Indeed, the U.S. federal obscenity law is peculiar in that it not only lacks a uniform national standard on what constitutes obscene matter, it also guarantees that conclusions on the subject will vary per jurisdiction. The United States Department of Justice explains under the “Citizen’s Guide to U.S. Federal Law on Obscenity” that judges and juries use a test called the “three-pronged Miller test” to evaluate the obscenity of the items in question. Those points of evaluation read as follows:
1.Whether the average person, applying contemporary adult community standards, finds that the matter, taken as a whole, appeals to prurient interests (i.e., an erotic, lascivious, abnormal, unhealthy, degrading, shameful, or morbid interest in nudity, sex, or excretion);
2.Whether the average person, applying contemporary adult community standards, finds that the matter depicts or describes sexual conduct in a patently offensive way (i.e., ultimate sexual acts, normal or perverted, actual or simulated, masturbation, excretory functions, lewd exhibition of the genitals, or sado-masochistic sexual abuse); and
3.Whether a reasonable person finds that the matter, taken as a whole, lacks serious literary, artistic, political, or scientific value.
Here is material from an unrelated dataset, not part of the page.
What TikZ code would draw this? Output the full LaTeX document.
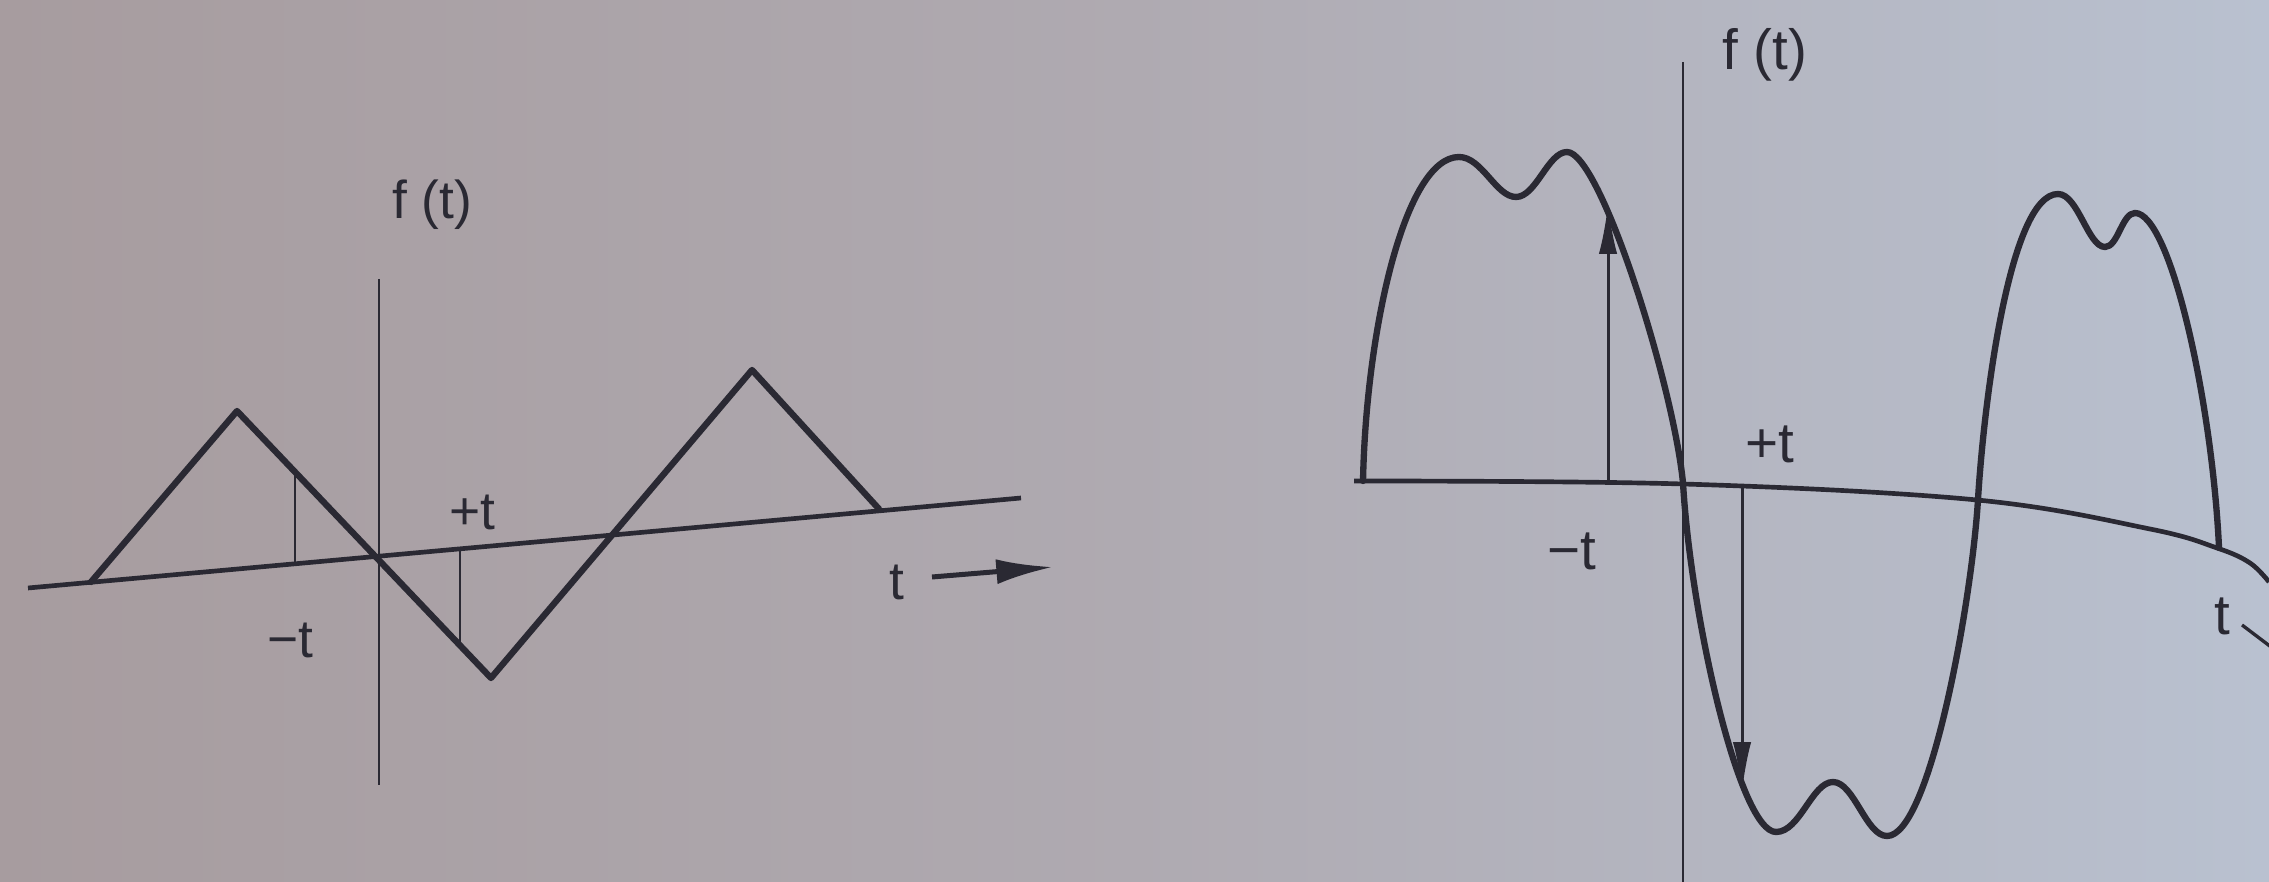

This predicate on contemporary adult community standards is precisely why the obscenity laws offer something to fear in a society that purports to protect individual autonomy through the right to free speech in spite of prevailing authorities, such as the State and its moral compass. It’s a censorship that is arbitrarily dependent on what the general population finds tolerable, or rather, what the individuals in power find acceptable, and the U.S. does not have a history of social progressivism compared to its western kin (like Shaw wrote on Comstock in a cable to the New York Times in 1905, “Comstockery is the world’s standing joke at the expense of the United States. Europe likes to hear of such things. It confirms the deep-seated conviction of the Old World that America is a provincial place, a second-rate country-town civilization after all.”). Although we discuss here simply a dispute over the distribution of materials (porn specifically) that tend to offend the sensibilities of some, it is clear how a statute shaped like the normative structure of the obscenity law might have wider implications in a “free” society.
The distinction between protected forms of free speech and obscene materials, which are illegal and thus not protected under the first amendment, are determined by cultural factors. In effect, the First Amendment protections of free speech vary across the U.S., subject to local U.S. federal districts and contemporary moral standards. “Whether a reasonable person finds that the matter…lacks serious literary, artistic, political or scientific value” is hardly a substantial legal statement (regardless of the extent to which one attributes artistic merit to commercial pornography) reminding us how much of a human endeavour law truly is. Case-by-case applicability is never a good idea when it comes to determining the extent of the protection of our civil liberties, and the particular case of U.S. obscenity law is an example of the fundamental struggle between civil liberties and group belief systems. A truly free society is able to parse the difference, conceding and protecting freedoms even when it’s uncomfortable.
Perhaps we can agree on this final tenet, a slight rewording of the dictum misattributed to Voltaire: “I do not agree with what you like to watch, but I’ll defend to the death your right to watch it.”